Vector memory is the platform's similarity memory. Where the knowledge graph captures explicit relationships, vector memory captures meaning: it lets an agent ask "have we solved something like this before?" and retrieve the most semantically relevant blueprints, decisions, code, documentation, and patterns — even when no explicit link exists. It is a core input to the Context Builder.
Pipeline Overview¶
flowchart LR
Record["MemoryRecord"] --> Chunk["ArtifactChunkingWorker /<br/>MarkdownChunkingWorker"]
Chunk --> Chunks["VectorChunk[]"]
Chunks --> Embed["EmbeddingService<br/>(EmbeddingJob)"]
Embed --> Vec["VectorDocument"]
Vec --> Qdrant[("Qdrant collection")]
Query["search/semantic | search/hybrid"] --> VM["VectorMemoryService"]
VM --> Qdrant
VM --> MI["MetadataIndexService"]
VM --> Fuse["fuse + re-rank"]
Fuse --> Results["ranked results"]
Embeddings¶
- Embeddings are produced by
EmbeddingServicethroughConnectSoft.Extensions.AI.*, which abstracts the embedding model behind a port so models can be swapped or upgraded without touching callers. - Each
VectorDocumentrecords itsmodelVersion; when the model is upgraded, theEmbeddingRefreshWorkerre-embeds affected cohorts so the index stays consistent (mixed-model search is never served). contentHashties vectors to source content — unchanged content is never re-embedded, which keeps cost and latency down across the multi-tenant estate.
Chunking¶
Large artifacts are split into overlapping VectorChunks so retrieval is precise and stays within token limits:
| Content type | Worker | Strategy |
|---|---|---|
| Artifacts (blueprints, models, configs) | ArtifactChunkingWorker |
Structure-aware splitting with overlap |
| Markdown / docs | MarkdownChunkingWorker |
Heading-aware sections, maxTokens per chunk |
| Code | CodeEmbeddingWorker (via CodeSymbolExtractionWorker) |
Symbol-level chunks (type/method granularity) |
Each chunk records ordinal, span, and tokenCount; the parent VectorDocument records chunkCount and contentHash.
Qdrant Collections¶
Vectors are stored in Qdrant, the primary vector store. Collections are partitioned for isolation and relevance:
| Collection (per tenant) | Holds | Payload filters |
|---|---|---|
kn-artifacts-{tenantId} |
Blueprints, models, contracts, configs | projectId, artifactType, classification |
kn-docs-{tenantId} |
Documentation, design docs | projectId, sourceRef, classification |
kn-code-{tenantId} |
Code symbols | projectId, repository, symbolKind |
kn-patterns-{tenantId} |
Knowledge patterns | category, classification |
kn-decisions-{tenantId} |
Decision records | projectId, status |
Each collection uses an HNSW index for approximate nearest-neighbour search with payload indexes on tenantId, projectId, kind, and classification so filtered ANN search remains tenant-isolated and governance-aware.

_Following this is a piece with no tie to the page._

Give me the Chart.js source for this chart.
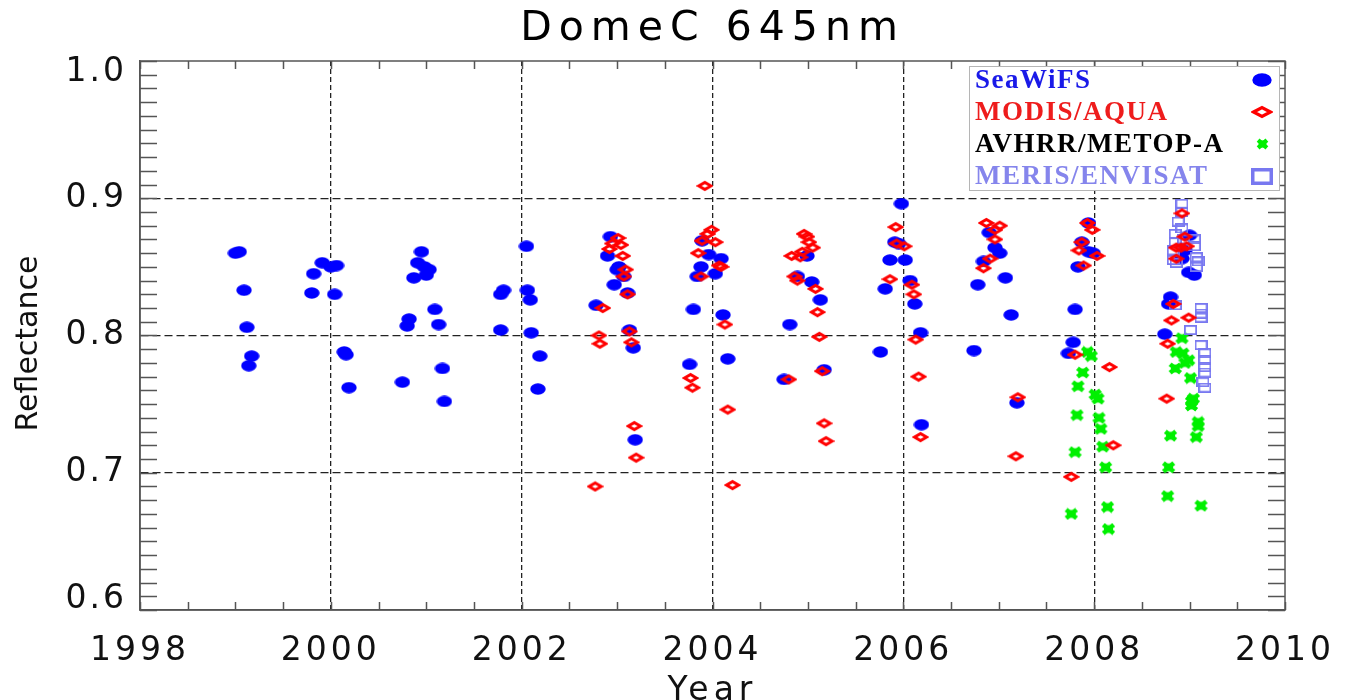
<!DOCTYPE html>
<html>
<head>
<meta charset="utf-8">
<title>DomeC 645nm</title>
<script src="https://cdn.jsdelivr.net/npm/chart.js@4.4.1/dist/chart.umd.min.js"></script>
<style>
  html, body { margin: 0; padding: 0; background: #fff; }
  canvas { display: block; }
</style>
</head>
<body>
<canvas id="domec" width="1349" height="700"></canvas>
<script>
// series names (legend order)
const seriesNames = ['SeaWiFS', 'MODIS/AQUA', 'AVHRR/METOP-A', 'MERIS/ENVISAT'];

// axis ticks
const yearTicks = [1998, 2000, 2002, 2004, 2006, 2008, 2010];
const reflTicks = [0.6, 0.7, 0.8, 0.9, 1.0];

// SeaWiFS
const seawifsYear = [1999.00, 1999.04, 1999.09, 1999.12, 1999.17, 1999.14, 1999.82, 1999.91, 2000.00, 2000.06,
    1999.80, 2000.04, 2000.14, 2000.16, 2000.19, 2000.95, 2000.91, 2000.98, 2001.03, 2001.00,
    2000.87, 2001.09, 2000.82, 2000.80, 2001.13, 2001.17, 2000.75, 2001.19, 2002.05, 2001.78,
    2001.81, 2002.06, 2002.09, 2001.78, 2002.10, 2002.19, 2002.17, 2002.93, 2002.90, 2003.02,
    2003.00, 2003.07, 2002.97, 2003.11, 2002.78, 2003.13, 2003.17, 2003.19, 2003.89, 2003.96,
    2004.09, 2003.88, 2004.03, 2003.84, 2003.80, 2004.11, 2003.76, 2004.16, 2004.99, 2004.89,
    2005.04, 2005.13, 2004.81, 2005.17, 2004.75, 2005.98, 2005.91, 2005.95, 2005.86, 2006.02,
    2006.07, 2005.81, 2006.12, 2006.18, 2005.76, 2006.19, 2006.90, 2006.96, 2007.01, 2006.84,
    2007.07, 2006.78, 2007.13, 2006.74, 2007.19, 2007.94, 2007.87, 2007.94, 2007.99, 2007.83,
    2007.80, 2007.78, 2007.73, 2009.00, 2008.95, 2008.92, 2008.99, 2009.05, 2008.80, 2008.78,
    2008.74];
const seawifsRefl = [0.860, 0.861, 0.833, 0.806, 0.785, 0.778, 0.845, 0.853, 0.850, 0.851,
    0.831, 0.830, 0.788, 0.786, 0.762, 0.861, 0.853, 0.850, 0.848, 0.844,
    0.842, 0.819, 0.812, 0.807, 0.808, 0.776, 0.766, 0.752, 0.865, 0.830,
    0.833, 0.833, 0.826, 0.804, 0.802, 0.785, 0.761, 0.872, 0.858, 0.850,
    0.848, 0.843, 0.837, 0.831, 0.822, 0.804, 0.791, 0.724, 0.869, 0.859,
    0.856, 0.850, 0.845, 0.843, 0.819, 0.815, 0.779, 0.783, 0.858, 0.843,
    0.839, 0.826, 0.808, 0.775, 0.768, 0.896, 0.868, 0.867, 0.855, 0.855,
    0.840, 0.834, 0.823, 0.802, 0.788, 0.735, 0.875, 0.864, 0.860, 0.854,
    0.842, 0.837, 0.815, 0.789, 0.751, 0.882, 0.868, 0.861, 0.860, 0.850,
    0.819, 0.795, 0.787, 0.873, 0.862, 0.856, 0.846, 0.844, 0.828, 0.823,
    0.801];

// MODIS/AQUA
const modisYear = [2002.77, 2002.81, 2002.82, 2002.85, 2002.92, 2002.95, 2003.01, 2003.04, 2003.06, 2003.09,
    2003.07, 2003.11, 2003.13, 2003.15, 2003.18, 2003.20, 2003.77, 2003.79, 2003.85, 2003.88,
    2003.89, 2003.92, 2003.95, 2003.99, 2004.03, 2004.07, 2004.09, 2004.13, 2004.16, 2004.21,
    2004.80, 2004.83, 2004.86, 2004.89, 2004.92, 2004.94, 2004.96, 2004.99, 2005.01, 2005.05,
    2005.08, 2005.10, 2005.12, 2005.15, 2005.17, 2005.19, 2005.86, 2005.92, 2005.93, 2006.01,
    2006.09, 2006.11, 2006.13, 2006.16, 2006.18, 2006.84, 2006.87, 2006.91, 2006.96, 2006.96,
    2007.01, 2007.18, 2007.20, 2007.76, 2007.80, 2007.84, 2007.87, 2007.89, 2007.93, 2007.98,
    2008.03, 2008.16, 2008.20, 2008.76, 2008.77, 2008.81, 2008.83, 2008.86, 2008.86, 2008.91,
    2008.92, 2008.95, 2008.97, 2008.99];
const modisRefl = [0.690, 0.800, 0.794, 0.820, 0.863, 0.867, 0.871, 0.866, 0.858, 0.848,
    0.843, 0.830, 0.803, 0.795, 0.734, 0.711, 0.769, 0.762, 0.860, 0.843,
    0.869, 0.909, 0.874, 0.877, 0.868, 0.851, 0.850, 0.808, 0.746, 0.691,
    0.768, 0.858, 0.843, 0.840, 0.857, 0.861, 0.874, 0.872, 0.868, 0.864,
    0.834, 0.817, 0.799, 0.774, 0.736, 0.723, 0.841, 0.879, 0.867, 0.865,
    0.837, 0.830, 0.797, 0.770, 0.726, 0.849, 0.882, 0.856, 0.877, 0.870,
    0.880, 0.712, 0.755, 0.697, 0.786, 0.862, 0.868, 0.851, 0.882, 0.877,
    0.858, 0.777, 0.720, 0.754, 0.794, 0.811, 0.823, 0.856, 0.864, 0.864,
    0.889, 0.872, 0.865, 0.813];

// AVHRR/METOP-A
const avhrrYear = [2007.76, 2007.80, 2007.82, 2007.83, 2007.88, 2007.93, 2007.97, 2008.01, 2008.04, 2008.05,
    2008.07, 2008.09, 2008.12, 2008.14, 2008.15, 2008.77, 2008.78, 2008.80, 2008.85, 2008.86,
    2008.92, 2008.93, 2008.95, 2008.99, 2009.01, 2009.02, 2009.04, 2009.02, 2009.09, 2009.09,
    2009.07, 2009.12];
const avhrrRefl = [0.670, 0.715, 0.742, 0.763, 0.773, 0.788, 0.785, 0.757, 0.754, 0.740,
    0.732, 0.719, 0.704, 0.675, 0.659, 0.683, 0.704, 0.727, 0.776, 0.788,
    0.798, 0.787, 0.780, 0.782, 0.769, 0.752, 0.754, 0.749, 0.737, 0.734,
    0.726, 0.676];

// MERIS/ENVISAT
const merisYear = [2008.83, 2008.83, 2008.85, 2008.85, 2008.86, 2008.88, 2008.92, 2008.92, 2008.92, 2008.94,
    2009.05, 2009.05, 2009.07, 2009.09, 2009.07, 2008.85, 2009.12, 2009.12, 2009.12, 2009.01,
    2009.12, 2009.16, 2009.16, 2009.16, 2009.16, 2009.14, 2009.16];
const merisRefl = [0.855, 0.862, 0.868, 0.874, 0.853, 0.883, 0.878, 0.890, 0.896, 0.870,
    0.870, 0.865, 0.857, 0.854, 0.850, 0.822, 0.820, 0.816, 0.813, 0.804,
    0.793, 0.787, 0.782, 0.777, 0.773, 0.766, 0.762];

const colors = {
    seawifs: '#0000ff',
    modis: '#ff0000',
    avhrr: '#00f000',
    meris: '#7878f0'
};
const legendText = ['#1a1ae8', '#ee1c1c', '#000000', '#8585ec'];

function toPoints(xs, ys) {
    return xs.map((x, i) => ({ x: x, y: ys[i] }));
}

// small canvases used as point styles
function markerCanvas(w, h, paint) {
    const c = document.createElement('canvas');
    c.width = w;
    c.height = h;
    paint(c.getContext('2d'), w, h);
    return c;
}
const dot = (w, h) => markerCanvas(w, h, (g) => {
    g.fillStyle = colors.seawifs;
    g.beginPath();
    g.ellipse(w / 2, h / 2, w / 2 - 0.3, h / 2 - 0.3, 0, 0, Math.PI * 2);
    g.fill();
});
const diamond = (w, h, lw) => markerCanvas(w, h, (g) => {
    g.strokeStyle = colors.modis;
    g.lineWidth = lw;
    g.lineJoin = 'miter';
    g.beginPath();
    g.moveTo(lw * 0.8, h / 2);
    g.lineTo(w / 2, lw * 0.8);
    g.lineTo(w - lw * 0.8, h / 2);
    g.lineTo(w / 2, h - lw * 0.8);
    g.closePath();
    g.stroke();
});
const star = (w, h, lw) => markerCanvas(w, h, (g) => {
    g.strokeStyle = colors.avhrr;
    g.fillStyle = colors.avhrr;
    g.lineWidth = lw;
    g.beginPath();
    g.moveTo(lw / 2, lw / 2); g.lineTo(w - lw / 2, h - lw / 2);
    g.moveTo(w - lw / 2, lw / 2); g.lineTo(lw / 2, h - lw / 2);
    g.stroke();
    g.fillRect(w * 0.2, h * 0.2, w * 0.6, h * 0.6);
});
const square = (w, h, lw) => markerCanvas(w, h, (g) => {
    g.strokeStyle = colors.meris;
    g.lineWidth = lw;
    g.strokeRect(lw / 2, lw / 2, w - lw, h - lw);
});

const pointMarks = [dot(16, 12), diamond(17, 12, 3), star(15, 13, 4.6), square(13, 10, 1.8)];
const legendMarks = [dot(20, 14), diamond(22, 14, 3.2), star(13, 12, 4.2), square(22, 17, 3.5)];

// letter spacing for canvas text drawn by the library
function spaced(target, method, spacing, shiftY) {
    if (!target || target['_sp_' + method]) return;
    const orig = target[method];
    target[method] = function (...args) {
        const ctx = this.ctx;
        ctx.save();
        ctx.letterSpacing = spacing;
        if (shiftY) ctx.translate(0, shiftY);
        try {
            return orig.apply(this, args);
        } finally {
            ctx.restore();
        }
    };
    target['_sp_' + method] = true;
}

// pull the end labels of the value axis inside the frame, as in the original
function tuckEndLabels(scale, shift) {
    if (!scale || scale._tucked) return;
    const orig = scale._computeLabelItems;
    scale._computeLabelItems = function (...args) {
        const items = orig.apply(this, args);
        if (items.length > 1) {
            items[0].options.translation[1] -= shift;
            items[items.length - 1].options.translation[1] += shift;
        }
        return items;
    };
    scale._tucked = true;
}

const framePlugin = {
    id: 'frame',
    afterLayout(chart) {
        spaced(chart.scales.x, 'drawLabels', '4px');
        spaced(chart.scales.x, 'drawTitle', '5px');
        spaced(chart.scales.y, 'drawLabels', '3px');
        spaced(chart.scales.y, 'drawTitle', '0px', 8);
        spaced(chart.titleBlock, 'draw', '7px');
        tuckEndLabels(chart.scales.y, 11);
    },
    beforeDatasetsDraw(chart) {
        const { ctx, chartArea: a, scales: { x, y } } = chart;
        ctx.save();
        ctx.strokeStyle = '#555';
        ctx.lineWidth = 1.5;
        ctx.beginPath();
        // minor ticks every half year, pointing inward
        for (let k = 0; k <= 24; k++) {
            const px = Math.round(x.getPixelForValue(1998 + k * 0.5)) + 0.5;
            ctx.moveTo(px, a.bottom); ctx.lineTo(px, a.bottom - 8);
            ctx.moveTo(px, a.top); ctx.lineTo(px, a.top + 8);
        }
        // minor ticks every 0.01
        for (let k = 0; k <= 40; k++) {
            const py = Math.round(y.getPixelForValue(0.6 + k * 0.01)) + 0.5;
            ctx.moveTo(a.left, py); ctx.lineTo(a.left + 17, py);
            ctx.moveTo(a.right, py); ctx.lineTo(a.right - 17, py);
        }
        ctx.stroke();
        ctx.strokeRect(a.left, a.top, a.right - a.left, a.bottom - a.top);
        ctx.restore();
    },
    afterDraw(chart) {
        const { ctx, chartArea: a } = chart;
        const L = a.right - 316, T = a.top + 5, R = a.right - 6, B = a.top + 129;
        ctx.save();
        ctx.fillStyle = '#ffffff';
        ctx.fillRect(L, T, R - L, B - T);
        ctx.strokeStyle = '#b5b5b5';
        ctx.lineWidth = 1;
        ctx.strokeRect(L + 0.5, T + 0.5, R - L, B - T);
        ctx.font = 'bold 27px "Liberation Serif", "Times New Roman", serif';
        ctx.letterSpacing = '1.5px';
        ctx.textBaseline = 'middle';
        ctx.textAlign = 'left';
        chart.data.datasets.forEach((ds, i) => {
            const cy = T + 14 + 32 * i;
            ctx.fillStyle = legendText[i];
            ctx.fillText(ds.label, L + 6, cy + 1);
            const m = legendMarks[i];
            ctx.drawImage(m, Math.round(R - 17 - m.width / 2), Math.round(cy - m.height / 2));
        });
        ctx.restore();
    }
};

const sans = '"DejaVu Sans", Verdana, sans-serif';
const tickFont = { family: sans, size: 33 };

const chart = new Chart(document.getElementById('domec').getContext('2d'), {
    type: 'scatter',
    data: {
        datasets: [
            { label: seriesNames[0], data: toPoints(seawifsYear, seawifsRefl), pointStyle: pointMarks[0], order: 4 },
            { label: seriesNames[1], data: toPoints(modisYear, modisRefl), pointStyle: pointMarks[1], order: 1 },
            { label: seriesNames[2], data: toPoints(avhrrYear, avhrrRefl), pointStyle: pointMarks[2], order: 3 },
            { label: seriesNames[3], data: toPoints(merisYear, merisRefl), pointStyle: pointMarks[3], order: 2 }
        ].map(ds => ({ ...ds, pointRadius: 6, showLine: false }))
    },
    options: {
        responsive: false,
        animation: false,
        events: [],
        layout: { padding: { left: 0, right: 62, top: 0, bottom: 0 } },
        plugins: {
            legend: { display: false },
            tooltip: { enabled: false },
            title: {
                display: true,
                text: 'DomeC 645nm',
                color: '#000',
                fullSize: false,
                font: { family: sans, size: 41, weight: 'normal' },
                padding: { top: 5, bottom: 6.8 }
            }
        },
        scales: {
            x: {
                type: 'linear',
                min: yearTicks[0],
                max: yearTicks[yearTicks.length - 1],
                afterBuildTicks: (scale) => { scale.ticks = yearTicks.map(v => ({ value: v })); },
                afterFit: (scale) => { scale.height = 90; },
                ticks: {
                    autoSkip: false,
                    maxRotation: 0,
                    padding: 22,
                    color: '#111',
                    font: tickFont,
                    callback: (v) => String(v)
                },
                grid: {
                    drawTicks: false,
                    lineWidth: 1.3,
                    color: (c) => (c.tick && (c.tick.value === yearTicks[0] || c.tick.value === yearTicks[yearTicks.length - 1])) ? 'rgba(0,0,0,0)' : '#222'
                },
                border: { display: true, color: '#555', width: 1.5, dash: [5, 3] },
                title: {
                    display: true,
                    text: 'Year',
                    color: '#111',
                    font: { family: sans, size: 33, lineHeight: 0.6 },
                    padding: { top: 0, bottom: -1 }
                }
            },
            y: {
                type: 'linear',
                min: reflTicks[0],
                max: reflTicks[reflTicks.length - 1],
                afterBuildTicks: (scale) => { scale.ticks = reflTicks.map(v => ({ value: v })); },
                afterFit: (scale) => { scale.width = 140; },
                ticks: {
                    padding: 13,
                    color: '#111',
                    font: tickFont,
                    callback: (v) => Number(v).toFixed(1)
                },
                grid: {
                    drawTicks: false,
                    lineWidth: 1.3,
                    color: (c) => (c.tick && (c.tick.value === reflTicks[0] || c.tick.value === reflTicks[reflTicks.length - 1])) ? 'rgba(0,0,0,0)' : '#222'
                },
                border: { display: true, color: '#555', width: 1.5, dash: [8, 4] },
                title: {
                    display: true,
                    text: 'Reflectance',
                    color: '#111',
                    font: { family: sans, size: 30 },
                    padding: { top: 11, bottom: 0 }
                }
            }
        }
    },
    plugins: [framePlugin]
});
</script>
</body>
</html>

Managed alternative — Azure AI Search
VectorMemoryService abstracts the backend behind a common port. For tenants or regions that require a fully managed service, Azure AI Search (vector + semantic) is the supported alternative; the rest of the platform — chunking, jobs, fusion, governance — is unchanged. Qdrant remains the default primary store.
Hybrid Search¶
POST /knowledge/search/hybrid fuses dense-vector results with structured-metadata results, then re-ranks:
- Dense retrieval — ANN over the relevant Qdrant collection(s) for the query embedding.
- Structured retrieval —
MetadataIndexServicereturns exact matches for the hard filters. - Fusion — results are combined with Reciprocal Rank Fusion (default) or weighted score fusion.
- Re-rank — blended scoring adds recency, quality score, and reuse signals (mirroring the Context Builder ranking).
- Govern — every candidate is access-checked; disallowed sources are dropped or redacted.
Pure semantic (search/semantic) and pure metadata (search/metadata) are available when only one mode is needed. See APIs.
EmbeddingJob Lifecycle¶
stateDiagram-v2
[*] --> Queued
Queued --> Running: EmbeddingWorker claims
Running --> Completed: vectors upserted
Running --> Failed: error
Failed --> Retrying: EmbeddingRetryWorker (transient)
Retrying --> Running
Failed --> DeadLettered: max attempts exceeded
Completed --> Refreshing: model upgrade
Refreshing --> Completed: re-embedded
Completed --> [*]
DeadLettered --> [*]
| State | Owner | Notes |
|---|---|---|
Queued |
EmbeddingService |
Created from ChunksReady |
Running |
EmbeddingWorker |
Embeds chunks, upserts to Qdrant |
Completed |
EmbeddingWorker |
Emits EmbeddingCompleted; VectorDocument live |
Failed / Retrying |
EmbeddingRetryWorker |
Transient failures retried with capped backoff |
DeadLettered |
— | Preserved for replay after fix |
Refreshing |
EmbeddingRefreshWorker |
Re-embeds on model upgrade; emits EmbeddingRefreshed |
Quality, Freshness, and Governance¶
- Quality —
KnowledgeQualityServicescores records; low-quality content is down-ranked in retrieval. - Freshness —
StaleMemoryWorkerflags superseded content so the builder prefers current versions. - Governance —
classificationis a payload field on every vector;MemoryPolicyServiceenforces access at retrieval time, andMemoryRedactionServiceredactsConfidentialmatches.Secretcontent is never embedded.
Relationship to Existing Implementation¶
Implemented
The indexing and embedding design builds on the existing Knowledge & Memory Indices and Knowledge & Memory System documentation.